Igualmente Otília Macedo Reis, diretora da Comissão Fulbright em Portugal, relembra a energia de Laura Pires, que foi Fulbright Scholar (Georgetown, 1988/89), membro do conselho diretivo da Comissão Fulbright e era, desde 2017, presidente da Fulbrighters Portugal: “Vai fazer-nos muita falta a amizade da professora Laura, as suas ideias sempre fervilhantes e a determinação para as pôr em prática, mesmo quando os problemas de saúde já lhe colocavam dificuldades sobejas. Recordo o Volume Comemorativo do Programa Fulbright, cuja publicação coordenou em 2019, coletânea de testemunhos de portugueses que foi capaz de demonstrar o impacto que ‘ser Fulbrighter’ teve nas suas vidas”.
Nascida em Lisboa em 1932, Maria Laura Bettencourt Pires foi aluna de vultos como Vitorino Nemésio na Faculdade de Letras da Universidade de Lisboa e teve depois longa carreira na docência, iniciada na Universidade Nova, onde se doutorou em Estudos Anglo-Portugueses. De início, foi a Inglaterra que a cativou (como o mostra o livro Portugal Visto pelos Ingleses) , mas os Estados Unidos foram ganhando cada vez mais relevo (além de bolseira Fulbright em Georgetown, ensinou na Brown e em Fairfield) e, em 1996, publicou Sociedade e Cultura Norte-Americanas, dois volumes que testemunham a profundidade dos conhecimentos sobre o tal país que tanto admirava.
Depois da Nova e da Aberta, a Católica tornou-se a sua casa, publicando, entre outros, Teorias da Cultura, e mantendo-se em atividade até à doença, como se os 90 anos não pesassem. Deixou pronta a editar a revista digital Gaudium Sciendi, com o editorial que terminou antes de ser hospitalizada (morreu dia 20 em casa, “tranquila”), conta a filha Maria Alexandre.

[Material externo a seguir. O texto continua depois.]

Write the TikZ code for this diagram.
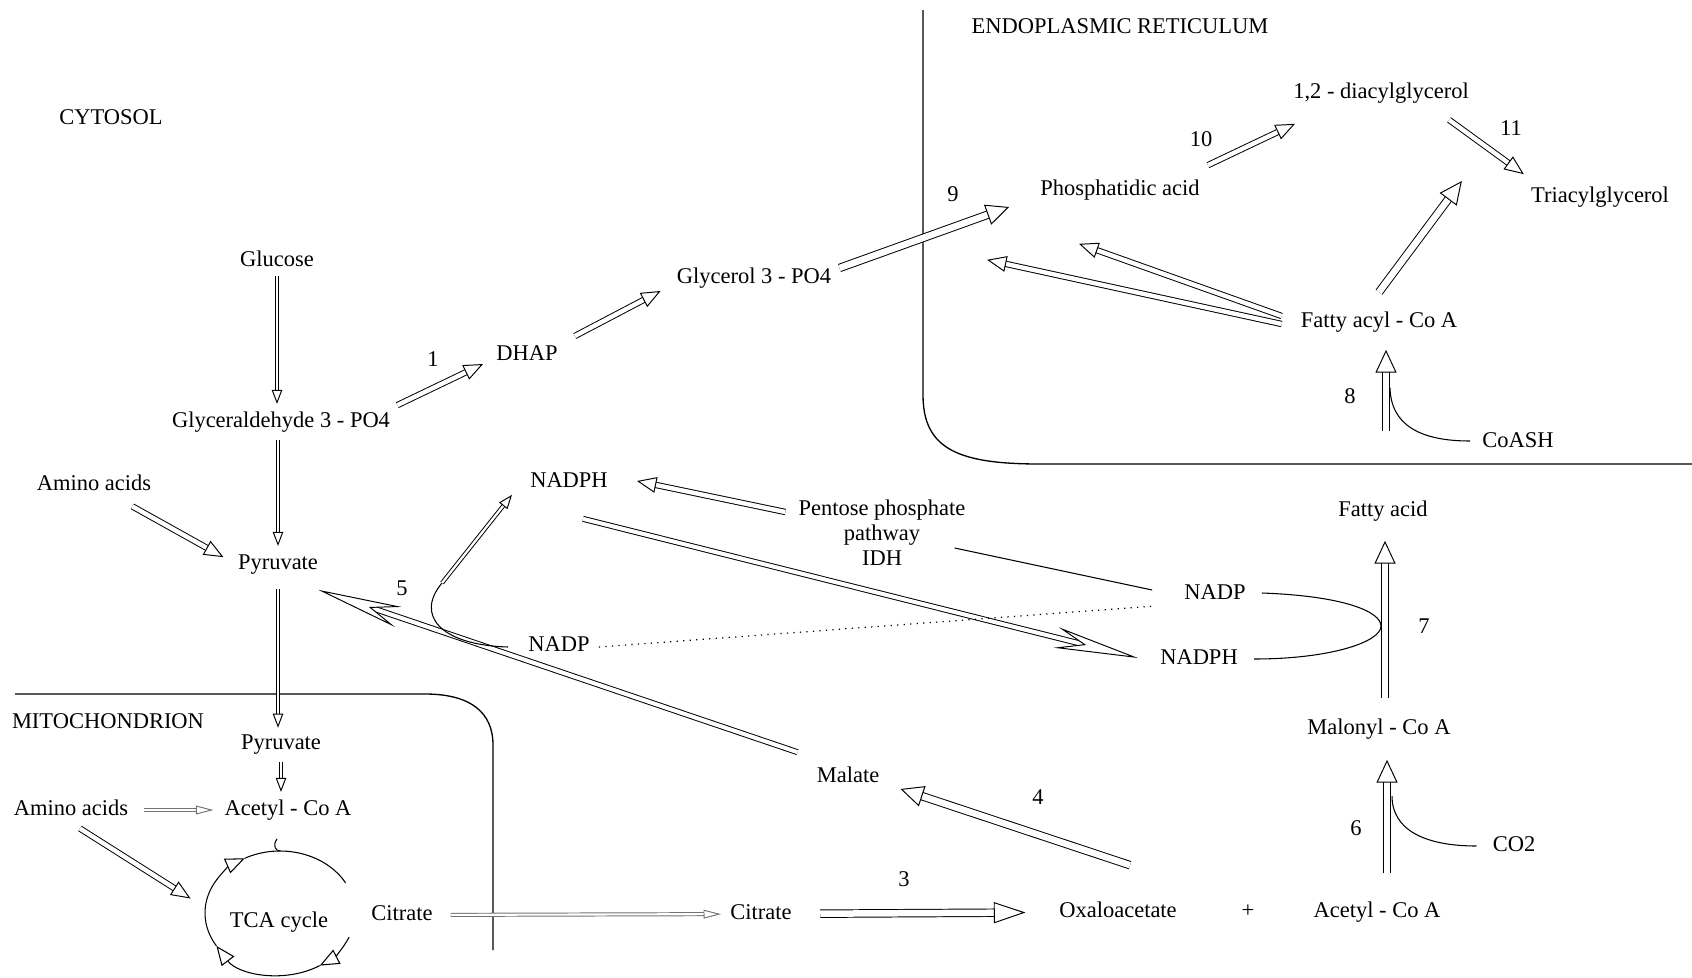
\documentclass[tikz,border=0pt]{standalone}
\usepackage{fontspec}
\setmainfont{Liberation Serif}
\usetikzlibrary{arrows.meta,calc}
\tikzset{>=Latex}

\begin{document}
\begin{tikzpicture}[x=0.02cm,y=-0.02cm,line width=.6pt,
        txt/.style={font=\fontsize{12.8}{14.3}\selectfont,inner sep=1pt,text height=9pt,text depth=3pt},
        multi/.style={font=\fontsize{12.8}{14.3}\selectfont,inner sep=1pt,align=center},
        arrS/.style={double,double distance=1.3pt,line width=.55pt,shorten <=3pt,shorten >=3pt,
            -{Triangle[fill=white,line width=.55pt,width=6pt,length=8pt]}},
        arrM/.style={double,double distance=2.5pt,line width=.55pt,
            -{Triangle[fill=white,line width=.55pt,width=9pt,length=11pt]}},
        arrL/.style={double,double distance=3.7pt,line width=.55pt,
            -{Triangle[fill=white,line width=.55pt,width=12pt,length=13pt]}},
        arrH/.style={double,double distance=2.3pt,line width=.55pt,
            -{Stealth[fill=white,line width=.55pt,width=12pt,length=48pt,inset=16pt]}},
        arrG/.style={double,double distance=1.2pt,line width=.55pt,draw=black!55,
            -{Triangle[fill=white,line width=.55pt,width=5pt,length=10pt]}},
        tcatip/.style={-{Triangle[fill=white,line width=.6pt,width=9pt,length=11pt]}}]
        \useasboundingbox (0,0) rectangle (1692,977);
        % compartments
        \draw[line width=.75pt] (923,10) -- (923,395) .. controls (923,450) and (960,464) .. (1040,464) -- (1692,464);
        \draw[line width=.75pt] (15,694) -- (425,694) .. controls (470,694) and (493,712) .. (493,745) -- (493,950);
        \node[txt] at (111,119) (cyt) {CYTOSOL};
        \node[txt] at (1120,28) (er) {ENDOPLASMIC RETICULUM};
        \node[txt] at (108,723) (mito) {MITOCHONDRION};
        % metabolites
        \node[txt] at (277,261) (gluc) {Glucose};
        \node[txt] at (281,422) (gald) {Glyceraldehyde 3 - PO4};
        \node[txt] at (94,485) (aa) {Amino acids};
        \node[txt] at (278,564) (pyr) {Pyruvate};
        \node[txt] at (281,744) (pyrm) {Pyruvate};
        \node[txt] at (71,810) (aam) {Amino acids};
        \node[txt] at (288,810) (acm) {Acetyl - Co A};
        \node[txt] at (279,922) (tca) {TCA cycle};
        \node[txt] at (402,915) (citm) {Citrate};
        \node[txt] at (761,914) (cit) {Citrate};
        \node[txt] at (1118,912) (oaa) {Oxaloacetate};
        \node[txt] at (1248,912) (plus) {+};
        \node[txt] at (1377,912) (accr) {Acetyl - Co A};
        \node[txt] at (848,777) (mal) {Malate};
        \node[txt] at (1379,729) (malc) {Malonyl - Co A};
        \node[txt] at (1383,511) (fa) {Fatty acid};
        \node[txt] at (1215,594) (nadpR) {NADP};
        \node[txt] at (1199,659) (nadphR) {NADPH};
        \node[txt] at (559,646) (nadpL) {NADP};
        \node[txt] at (569,482) (nadphL) {NADPH};
        \node[multi] at (882,533) (ppp) {Pentose phosphate\\pathway\\IDH};
        \node[txt] at (527,355) (dhap) {DHAP};
        \node[txt] at (754,278) (glyp) {Glycerol 3 - PO4};
        \node[txt] at (1120,190) (pa) {Phosphatidic acid};
        \node[txt] at (1381,93) (dag) {1,2 - diacylglycerol};
        \node[txt] at (1600,197) (tag) {Triacylglycerol};
        \node[txt] at (1379,322) (facoa) {Fatty acyl - Co A};
        \node[txt] at (1518,442) (coash) {CoASH};
        \node[txt] at (1514,846) (co2) {CO2};
        % enzyme numbers
        \node[txt] at (433,361) (n1) {1};
        \node[txt] at (904,881) (n3) {3};
        \node[txt] at (1038,799) (n4) {4};
        \node[txt] at (402,590) (n5) {5};
        \node[txt] at (1356,830) (n6) {6};
        \node[txt] at (1424,628) (n7) {7};
        \node[txt] at (1350,398) (n8) {8};
        \node[txt] at (953,196) (n9) {9};
        \node[txt] at (1201,141) (n10) {10};
        \node[txt] at (1511,130) (n11) {11};
        % glycolysis
        \draw[arrS,shorten <=1pt] (gluc.south) -- (gluc.south |- gald.north);
        \draw[arrS] (pyr.north |- gald.south) -- (pyr.north);
        \draw[arrM,shorten <=10pt,shorten >=8pt] (aa) -- (pyr.west);
        \draw[arrS,shorten <=7pt,shorten >=2pt] (pyr.south) -- (pyr.south |- pyrm.north);
        \draw[arrS] (pyrm.south) -- (pyrm.south |- acm.north);
        \draw[arrG,shorten <=8pt,shorten >=5pt] (aam) -- (acm);
        \draw[arrM,shorten <=6pt,shorten >=25pt] (aam.south) -- (tca.west);
        % TCA cycle
        \coordinate (tcac) at (280,913);
        \draw[tcatip] ([shift={(23:75 and 62)}]tcac) arc[start angle=23,end angle=58,x radius=75,y radius=62];
        \draw[tcatip] ([shift={(58:75 and 62)}]tcac) arc[start angle=58,end angle=148,x radius=75,y radius=62];
        \draw[tcatip] ([shift={(148:75 and 62)}]tcac) arc[start angle=148,end angle=242,x radius=75,y radius=62];
        \draw ([shift={(242:75 and 62)}]tcac) arc[start angle=242,end angle=331,x radius=75,y radius=62];
        \draw ([shift={(-11,16)}]acm.south) .. controls (272,846) and (276,851) .. ([shift={(270:75 and 62)}]tcac);
        % citrate shuttle
        \draw[arrG,shorten <=9pt,shorten >=4pt] (citm) -- (cit);
        \draw[arrL,shorten <=15pt,shorten >=18pt,-{Triangle[fill=white,line width=.55pt,width=12pt,length=18pt]}] (cit) -- (oaa);
        \draw[arrL] ([shift={(12,-34)}]oaa.north) -- ([shift={(19,12)}]mal.east);
        \draw[arrH] ([shift={(-17,-12)}]mal.north west) -- ([shift={(-2,13)}]pyr.south east);
        % NADPH supply
        \draw[arrM] ([shift={(-11,-21)}]ppp.west) -- ([shift={(27,-1)}]nadphL.east);
        \draw[arrH] ([shift={(14,24)}]nadphL.south) -- ([shift={(-20,-1)}]nadphR.west);
        \coordinate (k5) at (442,583);
        \draw ([shift={(-18,1)}]nadpL.west) .. controls (440,645) and (415,615) .. (k5);
        \draw[arrS,shorten <=0pt,shorten >=0pt] (k5) -- ([shift={(-16,0)}]nadphL.south west);
        \draw ([shift={(-13,15)}]ppp.east) -- ([shift={(-30,-4)}]nadpR.west);
        \draw[line width=.7pt,dash pattern=on .7pt off 3pt] ([shift={(7,1)}]nadpL.east) -- ([shift={(-27,12)}]nadpR.west);
        \coordinate (k7) at (1381,626);
        \draw ([shift={(14,-1)}]nadpR.east) .. controls (1345,596) and (1381,612) .. (k7)
            .. controls (1381,642) and (1330,659) .. ([shift={(14,0)}]nadphR.east);
        % fatty acid synthesis
        \draw[arrL] ([shift={(10,-26)}]accr.north) -- ([shift={(8,18)}]malc.south);
        \coordinate (k6) at (1392,796);
        \draw ([shift={(-14,0)}]co2.west) .. controls (1425,846) and (1392,830) .. (k6);
        \draw[arrL] ([shift={(6,-18)}]malc.north) -- ([shift={(2,17)}]fa.south);
        \draw[arrL] ([shift={(3,-67)}]fa.north) -- ([shift={(7,15)}]facoa.south);
        \coordinate (k8) at (1390,388);
        \draw ([shift={(-10,-1)}]coash.west) .. controls (1420,441) and (1391,425) .. (k8);
        % triacylglycerol synthesis
        \draw[arrM] ([shift={(5,-4)}]gald.north east) -- ([shift={(-11,9)}]dhap.west);
        \draw[arrM] ([shift={(15,-19)}]dhap.east) -- ([shift={(-14,13)}]glyp.west);
        \draw[arrL] ([shift={(6,-10)}]glyp.east) -- ([shift={(-29,17)}]pa.west);
        \draw[arrM] ([shift={(6,-12)}]pa.north east) -- ([shift={(4,18)}]dag.south west);
        \draw[arrM] ([shift={(-22,14)}]dag.south east) -- ([shift={(-5,-10)}]tag.north west);
        \draw[arrM] ([shift={(-17,-6)}]facoa.west) -- ([shift={(-41,41)}]pa.south);
        \draw[arrM] ([shift={(-17,2)}]facoa.west) -- ([shift={(-51,57)}]pa.south west);
        \draw[arrL] ([shift={(0,-17)}]facoa.north) -- ([shift={(-67,-16)}]tag.west);
\end{tikzpicture}
\end{document}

Orientadora de múltiplas teses de mestrado e doutoramento, Laura Pires deixou sempre uma impressão duradoura nos que foram alunos ou orientandos. “Tive o privilégio de ter Laura Pires como arguente de uma prova académica; passado algum tempo, generosa como só ela, convidou-me para integrar um grupo de investigação que coordenava na Universidade Católica. Na minha lembrança ficarão a referência académica e, não menos forte, a mulher sensível, solidária, bem-disposta e com um dos mais lindos sorrisos que conheci”, testemunha a docente e investigadora Cândida Cadavez, que foi quem me alertou da morte.